Plot update times vs. number of rows for each input type, including a log-log inset.

[5]:
# Plot style settings
plt.rcParams['axes.labelsize'] = 18
plt.rcParams['axes.titlesize'] = 18
plt.rcParams['xtick.labelsize'] = 14
plt.rcParams['ytick.labelsize'] = 14

# Prepare plot
fig, ax = plt.subplots(figsize=(10, 6))

# Color and marker maps
colors = {'pydict': '#c05600', 'pylist': '#e52207', 'pandas': '#59b9de', 'table': '#e5a000'}
markers = {'pydict': 's', 'pylist': 'o', 'pandas': 'D', 'table': 'P'}

# Main plot
handles = []
for key, grp in df.groupby('input_data_type'):
    h, = ax.plot(
        grp['n_rows'], grp['update_times'],
        label=key, color=colors[key], marker=markers[key], linestyle='solid'
    )
    handles.append(h)

ax.set_xlabel('Number of Rows')
ax.set_ylabel('Update Time (s)')
ax.grid(True)

# Inset axes
ax_in = inset_axes(ax, width='36%', height='36%', loc='upper left',
                   bbox_to_anchor=(0.1, -0.03, 1, 1), bbox_transform=ax.transAxes)
for key, grp in df.groupby('input_data_type'):
    ax_in.plot(
        grp['n_rows'], grp['update_times'],
        color=colors[key], marker=markers[key], linestyle='solid'
    )
ax_in.set_xscale('log')
ax_in.set_yscale('log')

nticks = 9
maj_loc = ticker.LogLocator(numticks=nticks)
min_loc = ticker.LogLocator(subs="all", numticks=nticks)
ax_in.xaxis.set_major_locator(maj_loc)
ax_in.xaxis.set_minor_locator(min_loc)

# Set the same linestyle and make the spine thicker for visibility
ax_in.spines["left"].set_linestyle("solid")
ax_in.spines["left"].set_linewidth(2.5)  # Increase the line width for visibility

ax_in.tick_params(
    axis="both", which="major", length=6, width=1.5, direction="out"
)
ax_in.tick_params(axis="x", which="minor", length=3, width=1, direction="out")
ax_in.tick_params(axis="y", which="minor", length=3, width=1, direction="out")

ax_in.set_xlabel('Rows (log)', fontsize=8)
ax_in.set_ylabel('Update Time (log)', fontsize=8)
ax_in.grid(True)

ax.legend(handles=handles, loc='upper center', bbox_to_anchor=(0.12, 0, 1, 1))
ax.set_title('Input Update Benchmark for ParquetDB')
plt.tight_layout()
plt.savefig(os.path.join(bench_dir,"input-type-update_benchmark.pdf"))
plt.show()
C:\Users\lllang\AppData\Local\Temp\ipykernel_22152\1546944237.py:60: UserWarning: This figure includes Axes that are not compatible with tight_layout, so results might be incorrect.
  plt.tight_layout()
../../_images/examples_benchmarks_Input_Update_Benchmark_11_1.png

6. Dicussion

  1. Preprocessing cost dominates

    • Every update run spends the bulk of its time converting the input into a PyArrow‐compatible table before the actual write occurs.
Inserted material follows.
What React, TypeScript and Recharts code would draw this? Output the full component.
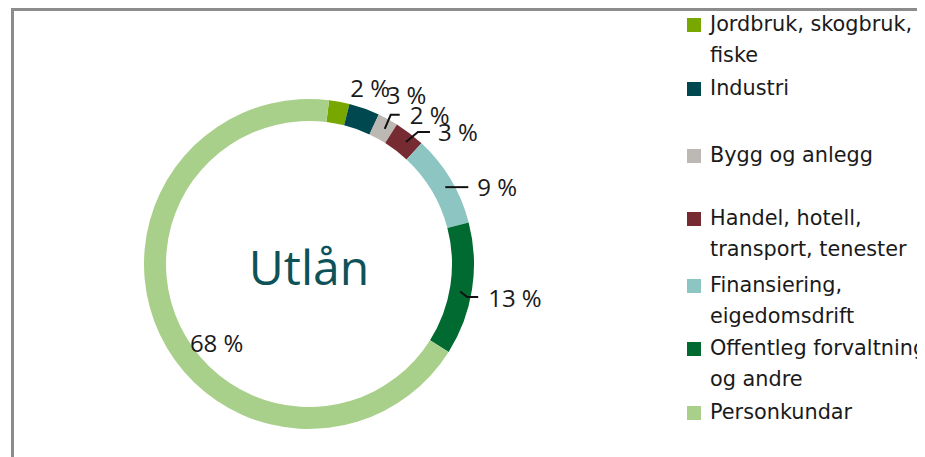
import React from 'react';
import { PieChart, Pie, Cell, Legend } from 'recharts';

const categories = [
  'Jordbruk, skogbruk, fiske',
  'Industri',
  'Bygg og anlegg',
  'Handel, hotell, transport, tenester',
  'Finansiering, eigedomsdrift',
  'Offentleg forvaltning og andre',
  'Personkundar',
];
const shares = [2, 3, 2, 3, 9, 13, 68];
const colors = ['#78a800', '#004850', '#bcb8b4', '#762b32', '#8cc5c1', '#006a30', '#a9d08b'];
const centerTitle = 'Utlån';

const data = categories.map((name, i) => ({ name, value: shares[i] }));

// label placement relative to the ring mid-point of each slice (style only)
const labelLayout: { dx: number; dy: number; line?: number[][] }[] = [
  { dx: 13, dy: -25 },
  { dx: 26, dy: -24 },
  { dx: 27, dy: -14, line: [[2, 0], [8, -14], [17, -14]] },
  { dx: 35, dy: -10, line: [[3, 0], [15, -10], [27, -10]] },
  { dx: 36, dy: 1, line: [[4, 2], [27, 2]] },
  { dx: 27, dy: 10, line: [[-1, 4], [6, 9.5], [17, 9.5]] },
  { dx: 20, dy: 12 },
];
const legendTops = [0.5, 64.5, 131.5, 194.5, 261.5, 324.5, 388.5];

const RADIAN = Math.PI / 180;

const renderLabel = (props: any) => {
  const { cx, cy, midAngle, innerRadius, outerRadius, index, value } = props;
  const r = (innerRadius + outerRadius) / 2;
  const mx = cx + r * Math.cos(-midAngle * RADIAN);
  const my = cy + r * Math.sin(-midAngle * RADIAN);
  const lay = labelLayout[index];
  return (
    <g key={`lbl-${index}`}>
      {index === 0 && (
        <text
          x={cx}
          y={cy + 21}
          textAnchor="middle"
          fontFamily="'Open Sans', sans-serif"
          fontSize={48}
          fontWeight={500}
          fill="#0c5258"
        >
          {centerTitle}
        </text>
      )}
      {lay.line && (
        <polyline
          points={lay.line.map(([dx, dy]) => `${mx + dx},${my + dy}`).join(' ')}
          stroke="#111"
          strokeWidth={2}
          fill="none"
        />
      )}
      <text
        x={mx + lay.dx}
        y={my + lay.dy}
        textAnchor="start"
        dominantBaseline="central"
        fontFamily="'Open Sans', sans-serif"
        fontSize={24}
        fill="#1a1a1a"
      >
        {`${value} %`}
      </text>
    </g>
  );
};

const renderLegend = () => {
  return (
    <div style={{ position: 'relative', width: 917, height: 449 }}>
      {categories.map((name, i) => (
        <div
          key={name}
          style={{
            position: 'absolute',
            left: 679,
            top: legendTops[i],
            display: 'flex',
            alignItems: 'flex-start',
          }}
        >
          <div
            style={{
              width: 14,
              height: 14,
              marginTop: 9,
              background: colors[i],
              flex: '0 0 14px',
            }}
          />
          <div
            style={{
              marginLeft: 9,
              width: 224,
              fontFamily: "'DejaVu Sans', sans-serif",
              fontSize: 20.8,
              lineHeight: '31px',
              color: '#1a1a1a',
              whiteSpace: 'normal',
            }}
          >
            {name}
          </div>
        </div>
      ))}
    </div>
  );
};

export default function App() {
  return (
    <div style={{ position: 'relative', width: 917, height: 449, background: '#fff', overflow: 'hidden' }}>
      <div
        style={{
          position: 'absolute',
          left: 3,
          top: 0,
          right: -10,
          bottom: -10,
          borderTop: '3px solid #8c8c8c',
          borderLeft: '3px solid #8c8c8c',
        }}
      />
      <PieChart
        width={917}
        height={449}
        margin={{ top: 0, right: 0, bottom: 0, left: 0 }}
        style={{ position: 'absolute', left: 0, top: 0 }}
      >
        <Pie
          data={data}
          dataKey="value"
          nameKey="name"
          cx={301}
          cy={256}
          innerRadius={143}
          outerRadius={165}
          startAngle={83}
          endAngle={-277}
          stroke="none"
          label={renderLabel}
          labelLine={false}
          isAnimationActive={false}
        >
          {data.map((d, i) => (
            <Cell key={d.name} fill={colors[i]} />
          ))}
        </Pie>
        <Legend
          content={renderLegend}
          wrapperStyle={{ position: 'absolute', left: 0, top: 0, width: 917, height: 449 }}
        />
      </PieChart>
    </div>
  );
}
As a result, raw I/O and compute on the Parquet side are a small fraction of the total.

  2. Input format matters

    • ``pylist`` (list of dicts) is by far the slowest—its untyped, row‐oriented structure forces Python to rebuild every column from scratch, yielding linear growth up to ~30 s at 1 M rows.

    • ``pydict`` (dict of column lists) improves on that by keeping each column contiguous in memory, but still pays a field‐by‐field conversion cost, rising from ~9 s to ~15 s.

    • ``pandas.DataFrame`` and ``pyarrow.Table`` inputs are essentially “zero‐copy” (or very low‐overhead) for Arrow ingestion: they start at ~8.5 s and only tick up to ~9.7 s even at 1 M rows.

  3. Key takeaway

    • For batch updates of large tables, feeding ParquetDB with columnar inputs (Pandas or native PyArrow tables) is critical to minimizing pre‑processing latency. Row‑oriented Python structures will quickly become the bottleneck.